Our study also presents some limitations. Firstly, Bispectral Index (BIS) monitoring was unavailable due to financial constraints; however, no cases of intraoperative awareness occurred, as confirmed by postoperative interviews with each patient. Secondly, the Dixon-Massey sequential method limited sample size, necessitating larger trials to confirm dexmedetomidine’s benefits.
Conclusion
In conclusion, dexmedetomidine effectively reduces propofol requirements and improves sedation quality in hysteroscopic surgery, with doses 0.8 µg/kg showing the most benefit. However, higher doses (>0.8 µg/kg) should be used cautiously due to prolonged recovery and bradycardia risk. Dexmedetomidine 0.8 µg/kg may represent the optimal balance between efficacy and safety in this setting.
Abbreviations
EC50, Median effective concentration; ASA, American society of Anesthesiologists; BCS, Bruggemann comfort scales; OSAS, obstructive sleep apnea syndrome; PACU, post anesthesia care unit; HR, heart rate; MAP, mean arterial pressure; TCI, target-controlled infusion; MAC, Monitored anesthesia care; 95% Cl, 95% confidence interval.
Data Sharing Statement
The datasets used and/or analyzed during the current study are available from the corresponding author on reasonable request.

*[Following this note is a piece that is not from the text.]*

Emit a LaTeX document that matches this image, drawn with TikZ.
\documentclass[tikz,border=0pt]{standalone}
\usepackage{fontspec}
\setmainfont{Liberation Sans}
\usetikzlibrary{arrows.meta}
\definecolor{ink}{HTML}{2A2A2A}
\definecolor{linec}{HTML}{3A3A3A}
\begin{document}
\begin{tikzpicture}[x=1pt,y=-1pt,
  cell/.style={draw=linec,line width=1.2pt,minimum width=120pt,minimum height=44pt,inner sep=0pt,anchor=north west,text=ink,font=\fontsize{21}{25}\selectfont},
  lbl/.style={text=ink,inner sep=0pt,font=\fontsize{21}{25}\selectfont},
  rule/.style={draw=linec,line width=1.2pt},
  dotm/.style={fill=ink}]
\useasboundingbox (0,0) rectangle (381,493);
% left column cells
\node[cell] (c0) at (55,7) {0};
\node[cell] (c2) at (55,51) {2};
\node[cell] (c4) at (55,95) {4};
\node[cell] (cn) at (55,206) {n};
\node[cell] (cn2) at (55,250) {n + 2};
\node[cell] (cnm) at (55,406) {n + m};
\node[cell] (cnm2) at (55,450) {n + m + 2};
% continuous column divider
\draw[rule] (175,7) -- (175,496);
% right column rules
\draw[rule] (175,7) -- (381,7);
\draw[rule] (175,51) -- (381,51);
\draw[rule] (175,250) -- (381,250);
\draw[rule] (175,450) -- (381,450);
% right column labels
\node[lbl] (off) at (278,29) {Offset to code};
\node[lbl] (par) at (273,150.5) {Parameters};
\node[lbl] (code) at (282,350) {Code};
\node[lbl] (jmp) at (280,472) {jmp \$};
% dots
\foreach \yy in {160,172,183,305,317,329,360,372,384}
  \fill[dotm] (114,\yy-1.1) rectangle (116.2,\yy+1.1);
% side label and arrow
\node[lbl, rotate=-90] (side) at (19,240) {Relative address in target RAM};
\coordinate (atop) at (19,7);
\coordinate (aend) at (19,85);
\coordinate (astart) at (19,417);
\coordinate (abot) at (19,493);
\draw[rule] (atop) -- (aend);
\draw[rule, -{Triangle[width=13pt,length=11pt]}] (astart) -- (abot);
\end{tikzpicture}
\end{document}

Ethics Approval and Consent to Participate
This study complied with the reporting guidelines outlined in the Consolidated Standards of Reporting Trials (CONSORT) statement and the ethical principles detailed in the Declaration of Helsinki. It received approval from the Ethics Committee of the Affiliated Hospital of North Sichuan Medical College (2020ER080-1) and was registered with the Chinese Clinical Trial Registry on May 24, 2020 (http://www.chictr.org.cn/). The assigned registration number for this study is ChiCTR2003320.

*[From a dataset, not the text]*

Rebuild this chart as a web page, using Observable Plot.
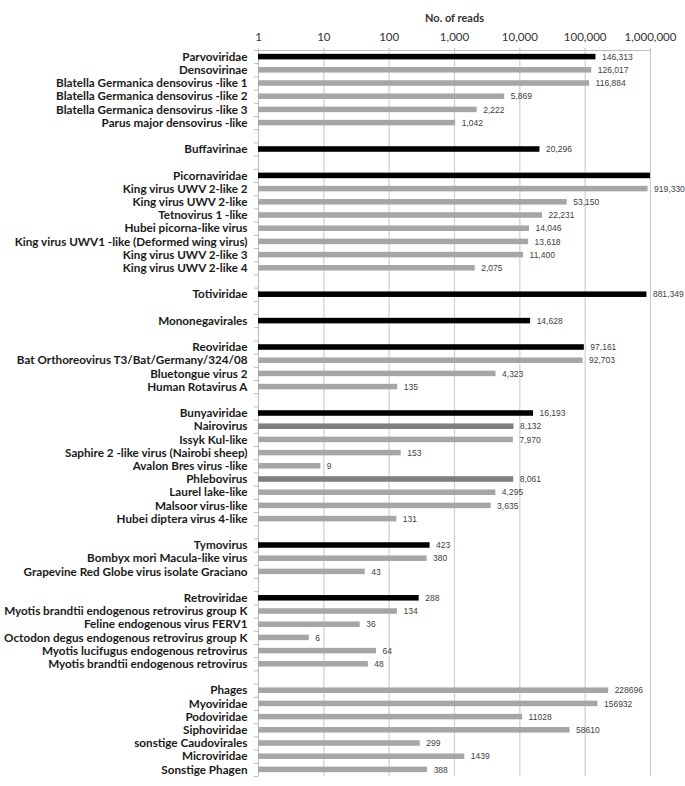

Before study enrollment, written informed consent forms were obtained from all patients. Patients satisfying the following inclusion criteria were enrolled in the study: American Society of Anesthesiologists (ASA) status I to II, age ranging from 18 to 60 years, and those scheduled for hysteroscopic surgery.
Acknowledgments
Hongchun Xu, Tong Peng, Dan Xie, Biqian Dong, and Tiantian An are co-first authors for this study. The authors express their sincere appreciation to the gynecology department at The Affiliated Hospital of North Sichuan Medical College for their invaluable support throughout the study.
Author Contributions
All authors made a significant contribution to the work reported, whether that is in the conception, study design, execution, acquisition of data, analysis and interpretation, or in all these areas; took part in drafting, revising or critically reviewing the article; gave final approval of the version to be published; have agreed on the journal to which the article has been submitted; and agree to be accountable for all aspects of the work.
Funding
There is no funding to report.
Disclosure
The authors declare that they have no competing interests.